The usual data science story goes like this: your model trains inside AWS SageMaker, then someone asks how to run it in production. You smile, open another tab, and realize deployment means juggling permissions, scaling, and triggers. That moment right there is why AWS SageMaker Lambda exists.
SageMaker manages your training and model artifacts. Lambda executes functions on demand without servers or persistent infrastructure. Pair them and you get a fast, cost‑aware pipeline where trained models become callable prediction endpoints in seconds. No instance babysitting, no idle costs, and no hand‑crafted REST gateway required.
In practice, AWS SageMaker Lambda integration works like this. SageMaker trains and registers a model in the Model Registry. Lambda picks up artifact metadata, loads the model from S3, and exposes an invoke function. That function can be triggered by API Gateway, an event stream, or another service. Identity and permissions flow through AWS IAM roles: Lambda assumes a role granting restricted SageMaker and S3 access, and SageMaker uses a service role to log metrics back into CloudWatch. The logic stays clean, and the least‑privilege boundary keeps auditors calm.
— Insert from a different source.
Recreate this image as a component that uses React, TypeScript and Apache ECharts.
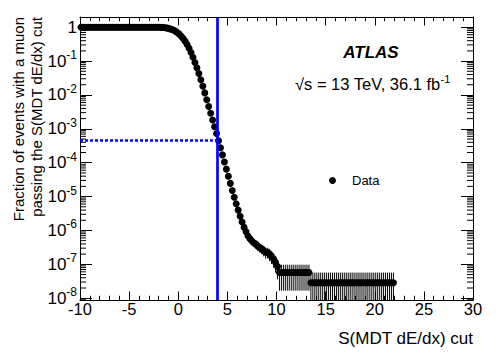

A quick mental picture: SageMaker handles intelligence, Lambda handles logistics. You get real‑time inference without standing up an EC2 endpoint. It runs only when invoked, scales down to zero, and resets state each time. Perfect for bursty workloads or prototype APIs where you want pay‑per‑run efficiency.
Common trouble spots and their fixes
Keys and model files often become an access headache. Store secrets in AWS Secrets Manager or Parameter Store, not inside the function package. Cold starts can bloat latency, so keep the model file small or pre‑load fragments into memory. If your function times out, try asynchronous invocation or split preprocessing into one Lambda and inference into another.